→ DESCRIPTION OF THE TASK
Pictures stay out of the copy; set down each line of the listing below exactly.

>>>>>

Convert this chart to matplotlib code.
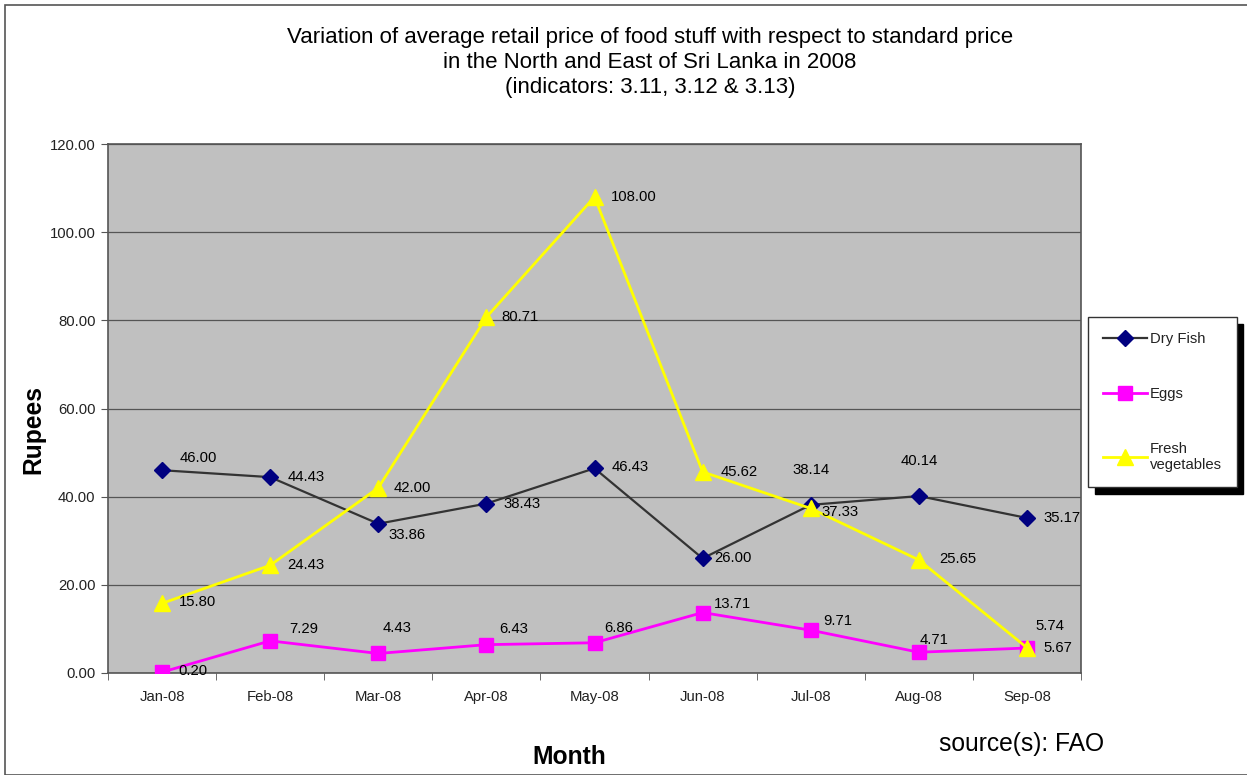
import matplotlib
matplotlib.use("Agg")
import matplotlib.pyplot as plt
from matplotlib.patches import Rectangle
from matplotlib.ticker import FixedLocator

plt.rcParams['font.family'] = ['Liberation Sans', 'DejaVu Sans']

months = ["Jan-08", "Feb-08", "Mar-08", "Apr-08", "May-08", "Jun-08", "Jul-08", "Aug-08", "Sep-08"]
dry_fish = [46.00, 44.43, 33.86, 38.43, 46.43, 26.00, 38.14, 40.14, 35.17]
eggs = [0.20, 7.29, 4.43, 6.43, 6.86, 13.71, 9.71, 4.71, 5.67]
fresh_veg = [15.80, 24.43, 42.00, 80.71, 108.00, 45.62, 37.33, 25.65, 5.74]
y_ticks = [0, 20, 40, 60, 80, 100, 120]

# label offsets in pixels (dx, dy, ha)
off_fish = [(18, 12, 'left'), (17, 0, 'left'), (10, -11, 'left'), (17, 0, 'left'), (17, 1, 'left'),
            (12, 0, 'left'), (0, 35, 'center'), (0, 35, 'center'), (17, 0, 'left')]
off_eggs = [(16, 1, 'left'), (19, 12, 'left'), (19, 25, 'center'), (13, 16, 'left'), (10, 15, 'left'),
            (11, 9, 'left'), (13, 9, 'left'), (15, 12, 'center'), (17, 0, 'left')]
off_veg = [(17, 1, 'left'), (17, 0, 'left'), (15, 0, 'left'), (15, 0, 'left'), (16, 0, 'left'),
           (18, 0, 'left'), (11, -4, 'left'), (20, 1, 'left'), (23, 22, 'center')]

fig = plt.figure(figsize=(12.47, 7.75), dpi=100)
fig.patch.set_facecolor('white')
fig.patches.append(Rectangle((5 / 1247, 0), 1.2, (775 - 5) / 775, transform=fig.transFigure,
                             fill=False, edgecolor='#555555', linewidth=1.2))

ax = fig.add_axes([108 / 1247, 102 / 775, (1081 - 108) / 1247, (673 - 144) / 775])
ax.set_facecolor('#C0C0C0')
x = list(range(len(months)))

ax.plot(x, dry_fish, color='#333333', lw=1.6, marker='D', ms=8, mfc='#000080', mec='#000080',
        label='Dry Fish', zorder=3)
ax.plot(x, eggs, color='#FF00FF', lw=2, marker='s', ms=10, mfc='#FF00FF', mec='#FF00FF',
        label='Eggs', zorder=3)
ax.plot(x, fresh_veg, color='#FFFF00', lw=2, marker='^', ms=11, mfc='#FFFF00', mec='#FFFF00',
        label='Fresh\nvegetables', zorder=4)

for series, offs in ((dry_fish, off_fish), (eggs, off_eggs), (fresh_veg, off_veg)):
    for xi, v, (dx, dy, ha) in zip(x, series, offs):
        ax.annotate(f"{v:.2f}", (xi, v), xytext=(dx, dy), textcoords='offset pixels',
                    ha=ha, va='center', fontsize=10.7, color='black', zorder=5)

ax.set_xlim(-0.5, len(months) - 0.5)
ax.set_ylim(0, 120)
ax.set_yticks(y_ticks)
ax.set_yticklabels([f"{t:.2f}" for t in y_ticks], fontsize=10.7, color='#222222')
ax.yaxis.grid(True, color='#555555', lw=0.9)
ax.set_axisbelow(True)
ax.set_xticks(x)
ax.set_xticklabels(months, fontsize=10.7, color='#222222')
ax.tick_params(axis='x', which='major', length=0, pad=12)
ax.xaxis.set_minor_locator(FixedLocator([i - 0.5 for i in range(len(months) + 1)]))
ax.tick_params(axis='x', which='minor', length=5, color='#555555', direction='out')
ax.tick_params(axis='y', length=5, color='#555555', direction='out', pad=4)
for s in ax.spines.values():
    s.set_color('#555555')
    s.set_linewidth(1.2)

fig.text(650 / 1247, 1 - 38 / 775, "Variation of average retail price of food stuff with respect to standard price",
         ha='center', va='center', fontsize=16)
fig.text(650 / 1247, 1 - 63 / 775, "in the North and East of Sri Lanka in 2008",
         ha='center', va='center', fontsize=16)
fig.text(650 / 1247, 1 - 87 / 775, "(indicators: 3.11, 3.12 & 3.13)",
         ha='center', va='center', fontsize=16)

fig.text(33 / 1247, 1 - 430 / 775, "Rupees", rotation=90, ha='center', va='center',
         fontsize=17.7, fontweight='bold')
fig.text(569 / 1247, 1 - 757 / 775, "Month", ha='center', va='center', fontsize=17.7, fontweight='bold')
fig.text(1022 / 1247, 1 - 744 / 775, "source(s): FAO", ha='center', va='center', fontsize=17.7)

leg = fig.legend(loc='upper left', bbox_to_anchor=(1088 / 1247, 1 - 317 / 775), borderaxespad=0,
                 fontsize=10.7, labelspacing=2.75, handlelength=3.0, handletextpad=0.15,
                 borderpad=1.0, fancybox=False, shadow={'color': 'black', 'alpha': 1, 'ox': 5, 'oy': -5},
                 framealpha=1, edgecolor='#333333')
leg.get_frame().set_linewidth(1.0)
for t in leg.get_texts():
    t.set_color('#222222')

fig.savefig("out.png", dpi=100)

<<<<<

→ TASK RESPONSE
Convert this chart to matplotlib code.
import matplotlib
matplotlib.use("Agg")
import matplotlib.pyplot as plt
from matplotlib.patches import Rectangle
from matplotlib.ticker import FixedLocator

plt.rcParams['font.family'] = ['Liberation Sans', 'DejaVu Sans']

months = ["Jan-08", "Feb-08", "Mar-08", "Apr-08", "May-08", "Jun-08", "Jul-08", "Aug-08", "Sep-08"]
dry_fish = [46.00, 44.43, 33.86, 38.43, 46.43, 26.00, 38.14, 40.14, 35.17]
eggs = [0.20, 7.29, 4.43, 6.43, 6.86, 13.71, 9.71, 4.71, 5.67]
fresh_veg = [15.80, 24.43, 42.00, 80.71, 108.00, 45.62, 37.33, 25.65, 5.74]
y_ticks = [0, 20, 40, 60, 80, 100, 120]

# label offsets in pixels (dx, dy, ha)
off_fish = [(18, 12, 'left'), (17, 0, 'left'), (10, -11, 'left'), (17, 0, 'left'), (17, 1, 'left'),
            (12, 0, 'left'), (0, 35, 'center'), (0, 35, 'center'), (17, 0, 'left')]
off_eggs = [(16, 1, 'left'), (19, 12, 'left'), (19, 25, 'center'), (13, 16, 'left'), (10, 15, 'left'),
            (11, 9, 'left'), (13, 9, 'left'), (15, 12, 'center'), (17, 0, 'left')]
off_veg = [(17, 1, 'left'), (17, 0, 'left'), (15, 0, 'left'), (15, 0, 'left'), (16, 0, 'left'),
           (18, 0, 'left'), (11, -4, 'left'), (20, 1, 'left'), (23, 22, 'center')]

fig = plt.figure(figsize=(12.47, 7.75), dpi=100)
fig.patch.set_facecolor('white')
fig.patches.append(Rectangle((5 / 1247, 0), 1.2, (775 - 5) / 775, transform=fig.transFigure,
                             fill=False, edgecolor='#555555', linewidth=1.2))

ax = fig.add_axes([108 / 1247, 102 / 775, (1081 - 108) / 1247, (673 - 144) / 775])
ax.set_facecolor('#C0C0C0')
x = list(range(len(months)))

ax.plot(x, dry_fish, color='#333333', lw=1.6, marker='D', ms=8, mfc='#000080', mec='#000080',
        label='Dry Fish', zorder=3)
ax.plot(x, eggs, color='#FF00FF', lw=2, marker='s', ms=10, mfc='#FF00FF', mec='#FF00FF',
        label='Eggs', zorder=3)
ax.plot(x, fresh_veg, color='#FFFF00', lw=2, marker='^', ms=11, mfc='#FFFF00', mec='#FFFF00',
        label='Fresh\nvegetables', zorder=4)

for series, offs in ((dry_fish, off_fish), (eggs, off_eggs), (fresh_veg, off_veg)):
    for xi, v, (dx, dy, ha) in zip(x, series, offs):
        ax.annotate(f"{v:.2f}", (xi, v), xytext=(dx, dy), textcoords='offset pixels',
                    ha=ha, va='center', fontsize=10.7, color='black', zorder=5)

ax.set_xlim(-0.5, len(months) - 0.5)
ax.set_ylim(0, 120)
ax.set_yticks(y_ticks)
ax.set_yticklabels([f"{t:.2f}" for t in y_ticks], fontsize=10.7, color='#222222')
ax.yaxis.grid(True, color='#555555', lw=0.9)
ax.set_axisbelow(True)
ax.set_xticks(x)
ax.set_xticklabels(months, fontsize=10.7, color='#222222')
ax.tick_params(axis='x', which='major', length=0, pad=12)
ax.xaxis.set_minor_locator(FixedLocator([i - 0.5 for i in range(len(months) + 1)]))
ax.tick_params(axis='x', which='minor', length=5, color='#555555', direction='out')
ax.tick_params(axis='y', length=5, color='#555555', direction='out', pad=4)
for s in ax.spines.values():
    s.set_color('#555555')
    s.set_linewidth(1.2)

fig.text(650 / 1247, 1 - 38 / 775, "Variation of average retail price of food stuff with respect to standard price",
         ha='center', va='center', fontsize=16)
fig.text(650 / 1247, 1 - 63 / 775, "in the North and East of Sri Lanka in 2008",
         ha='center', va='center', fontsize=16)
fig.text(650 / 1247, 1 - 87 / 775, "(indicators: 3.11, 3.12 & 3.13)",
         ha='center', va='center', fontsize=16)

fig.text(33 / 1247, 1 - 430 / 775, "Rupees", rotation=90, ha='center', va='center',
         fontsize=17.7, fontweight='bold')
fig.text(569 / 1247, 1 - 757 / 775, "Month", ha='center', va='center', fontsize=17.7, fontweight='bold')
fig.text(1022 / 1247, 1 - 744 / 775, "source(s): FAO", ha='center', va='center', fontsize=17.7)

leg = fig.legend(loc='upper left', bbox_to_anchor=(1088 / 1247, 1 - 317 / 775), borderaxespad=0,
                 fontsize=10.7, labelspacing=2.75, handlelength=3.0, handletextpad=0.15,
                 borderpad=1.0, fancybox=False, shadow={'color': 'black', 'alpha': 1, 'ox': 5, 'oy': -5},
                 framealpha=1, edgecolor='#333333')
leg.get_frame().set_linewidth(1.0)
for t in leg.get_texts():
    t.set_color('#222222')

fig.savefig("out.png", dpi=100)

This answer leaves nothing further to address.